Will websites be used less and less in the future?
Websites had their time in the dot-com era, but nowadays?
>>60259167
Yes, everything is moving to mobile apps and social networks nowadays.
>>60259190
Everybody gets a facebook page or an app instead.
And as the big companies remove the smaller ones, the need for new websites decreases.
>>60259190
>>60259219
/thread
>>60259190
>>60259219
I think it's the other way around. All statistics show that people only use a very few select apps.
Hosting a web is much cheaper than more straightfoward developing native apps for Android and iOS to provide a product you were gonna need a Web Service for anyways. It also has the added benefit of not having to go through Google and Apple's everchanging hoops all the time.
Normies also can't tell the difference between a native app and some shit wrapper for a webview
>>60260753
>Normies also can't tell the difference between a native app and some shit wrapper for a webview
Neither of them are officially visited in the browser though or used/perceived as web sites by normies which is I think leads to the oligopolization >>60259167 means.
>>60259167
>dying
>everything is moving to web, even quite impressive tools such as PSD.
i think its here to stay mate
>>60259167
ITT: /g/ doesn't get that OP meant websites, not browser engines as implementation technique
Other way around, web development is changing and stuff like bootstrap let's you make a desktop and mobile version of you're website easily.
I think what we're likely to see as internet connection and data becomes more available, is apps will just be shortcuts to websites. A lot of desktop applications these days already do this, like Slack, Discord, and Riot.
Websites should be used more and more for reasons of pic related. Especially with the advancements of HTML5, javascript and the modern browser. A web app in browser can do basically everything that a standalone app can.
The difference being, companies love their standalone apps for analytical purposes. The app is your own little ecosystem and you don't have to worry about things like ad blockers. Although people can still block them at the DNS level, but normies don't do that kind of stuff.
>>60259167
Other way around mobile apps are retardo tier.
>>60263762
>>60263882
>>60262901
>>60260753
i don't think you get >>60263597 or OP
it's not about things implemented as websites, it's about big companies centralizing the web
Example one: mid 00 there were a handful of relevant video hosters, these days it's youtube only.
Example two: Before, everyone hosted his own board, issue tracker and whatnot, these days people complain once Facebook changes its design, they whine about plebbit loosing custom CSS and whatever.
>>60263977
Isn't this happening with github too?
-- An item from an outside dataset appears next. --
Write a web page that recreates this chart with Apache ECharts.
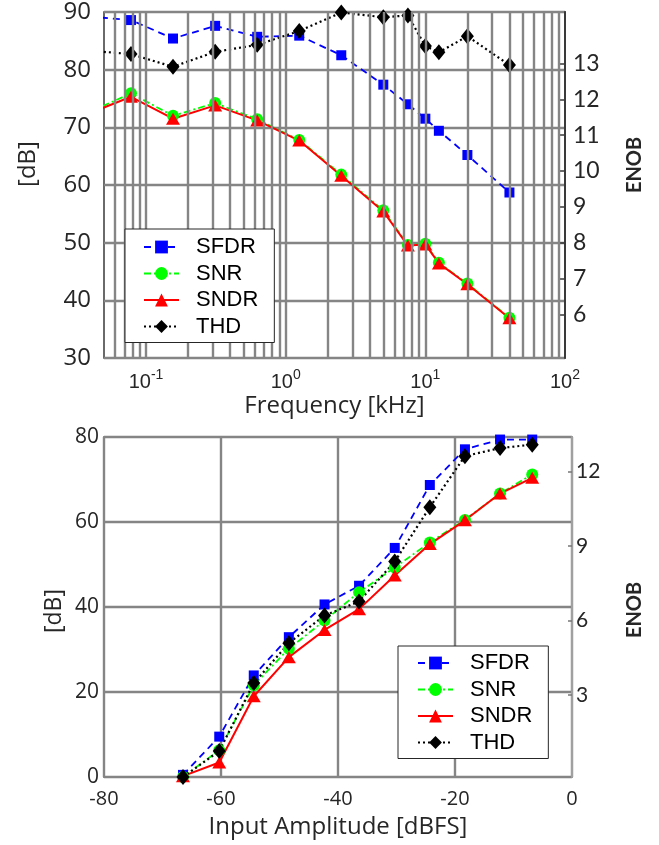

I've seen a lot of FOSS projects move their source repos from sourceforge to github lately.
>>60263977
>I don't think you get what OP meant.
What OP said was pretty vague so it's open to interpretation. Having said that, I've interpreted that you have misinterpreted what he meant. You are wrong.
ps. I'm OP
>>60264028
yes
>>60264029
ok
also, I'm OP, nothing personnel kid
>>60259167
Websites will be used more and more and will increasingly make use of emerging tech to gain app-like abilities. Service-workers and Google's PWA movement already laid the foundations for it. By allowing sites to take offline caching and online resource fetches into their own hands and pairing that with the ability to pin a site that supports this to your homescreen, you essentially get an on-the-fly installable app, which is always updated when connectivity is available and is isolated from the remainder of the system by virtue of the browser's sandbox.
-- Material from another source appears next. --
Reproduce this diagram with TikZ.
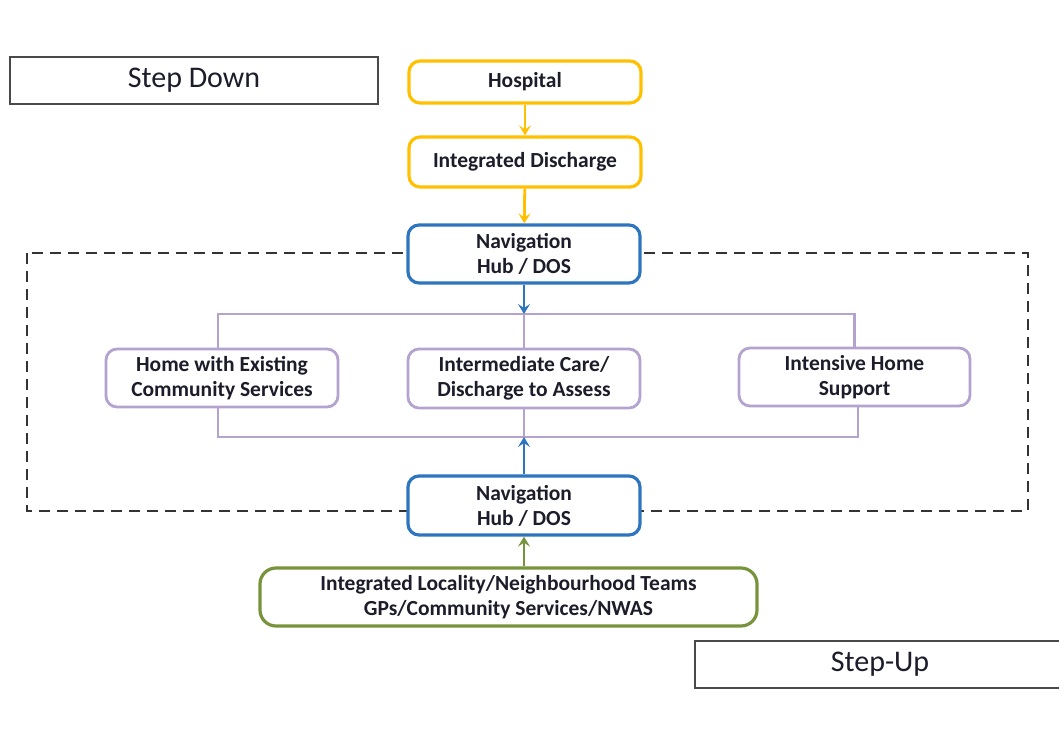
\documentclass[tikz,border=0pt]{standalone}
\usepackage{fontspec}
\setmainfont{Carlito}
\usetikzlibrary{arrows.meta}
\definecolor{cOrange}{HTML}{FFC000}
\definecolor{cBlue}{HTML}{2E75C0}
\definecolor{cPurple}{HTML}{B4A2CF}
\definecolor{cGreen}{HTML}{77933C}
\definecolor{cText}{HTML}{1C1C2A}
\definecolor{cFrame}{HTML}{4A4A4A}
\begin{document}
\begin{tikzpicture}[x=1pt,y=-1pt,
  every node/.style={text=cText, align=center, font=\fontsize{21.5}{25}\selectfont\bfseries, inner sep=0pt},
  flowbox/.style={draw, line width=3.2pt, rounded corners=11pt},
  orangebox/.style={flowbox, draw=cOrange},
  bluebox/.style={flowbox, draw=cBlue, fill=white},
  purplebox/.style={flowbox, draw=cPurple, line width=2.8pt, fill=white},
  greenbox/.style={flowbox, draw=cGreen, rounded corners=16pt},
  labelbox/.style={draw=cFrame, line width=2pt, font=\fontsize{30}{32}\selectfont},
  flow/.style={line width=2.8pt, -{Stealth[length=10pt,width=12pt,inset=4pt]}},
  bracket/.style={draw=cPurple, line width=2.8pt}
]
\useasboundingbox (0,0) rectangle (1059,751);

% labels
\node[labelbox, minimum width=368pt, minimum height=47pt] (down) at (194,80.5) {Step Down};
\node[labelbox, minimum width=370pt, minimum height=47pt] (up) at (880,664.5) {Step-Up};

% dashed region
\draw[dash pattern=on 11pt off 7pt, line width=2.4pt, draw=black!80] (27,253) rectangle (1028,511);

% step-down chain
\node[orangebox, minimum width=232pt, minimum height=42pt] (hosp) at (525,82) {Hospital};
\node[orangebox, minimum width=232pt, minimum height=50pt] (disc) at (525,162) {Integrated Discharge};
\node[bluebox, minimum width=232pt, minimum height=58pt] (hubA) at (524,254) {Navigation\\Hub / DOS};

% options
\node[purplebox, minimum width=232pt, minimum height=58pt] (home) at (222,378) {Home with Existing\\Community Services};
\node[purplebox, minimum width=232pt, minimum height=59pt] (inter) at (524,378.5) {Intermediate Care/\\Discharge to Assess};
\node[purplebox, minimum width=231pt, minimum height=58pt] (ihs) at (854.5,377) {Intensive Home\\Support};

% step-up chain
\node[bluebox, minimum width=232pt, minimum height=59pt] (hubB) at (524,505.5) {Navigation\\Hub / DOS};
\node[greenbox, minimum width=497pt, minimum height=58pt] (teams) at (508.5,597) {Integrated Locality/Neighbourhood Teams\\GPs/Community Services/NWAS};

% brackets joining the options
\coordinate (topbar) at (524,314);
\coordinate (botbar) at (524,437);
\draw[bracket] (home.north -| 218,0) |- (topbar) -| (ihs.north);
\draw[bracket] (inter.north) -- (topbar);
\draw[bracket] (home.south -| 218,0) |- (botbar) -| (858,0 |- ihs.south);
\draw[bracket] (inter.south) -- (botbar);

% arrows
\draw[flow, draw=cOrange] (hosp) -- (disc);
\draw[flow, draw=cOrange] (disc) -- (hubA);
\draw[flow, draw=cBlue] (hubA) -- (topbar);
\draw[flow, draw=cBlue] (hubB) -- (botbar);
\draw[flow, draw=cGreen] (teams.north -| hubB) -- (hubB);
\end{tikzpicture}
\end{document}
Since websites are reachable via easily shareable hyperlinks that are extremely tech-agnostic, they also make for a much more convenient method of sharing app-like experiences and we can make use of decades worth of search spider tech to float relevant apps for certain search queries to the top of a result list.
In contrast apps installed from centralized app stores are going to die out. Statistics already show that outside of a few high-profile high-use apps, the app market is basically dead for all newcomers, choking on its own swill. Seriously; look up what the "app discovery problem" entails. Websites, hyperlink based sharing and web based search combine to avoid that problem.
On the other end, we'll be getting smarter and smarter personal assistant tech, which will eventually just go out to headless web-services for data or compute operations and then report back results themselves in an integrated fashion. That's basically the end-goal: artificial semi-intelligence that learns your likes and needs and acts appropriately on them, cutting out the current website or app middleman. (This is also a terrifying prospect for Google, since a lot of their income is gained from ad impressions on websites.)
>>60264071
I'm OP
>>60263977
>YouTube only
Vimeo and daily motion? Oh wait, no, you're projecting from your squalid experience of other people's lives. Carry on
>>60264209
>>60264071
>>60264029
it's not nice to lie on the internet
>>60264215
>Vimeo and daily motion?
went out of relevance about 3 and 5 years ago, although you could argue they never were relevant.
Seriously, I'm probably one of the more common users of them
>>60264215
vimeo and daily motion do not compare.
ask any normie on the street "have you used daily motion lately" and they'll say what the fuck are you talking about.
youtube basically has a monopoly at this point, whether you'd like to admit it or not.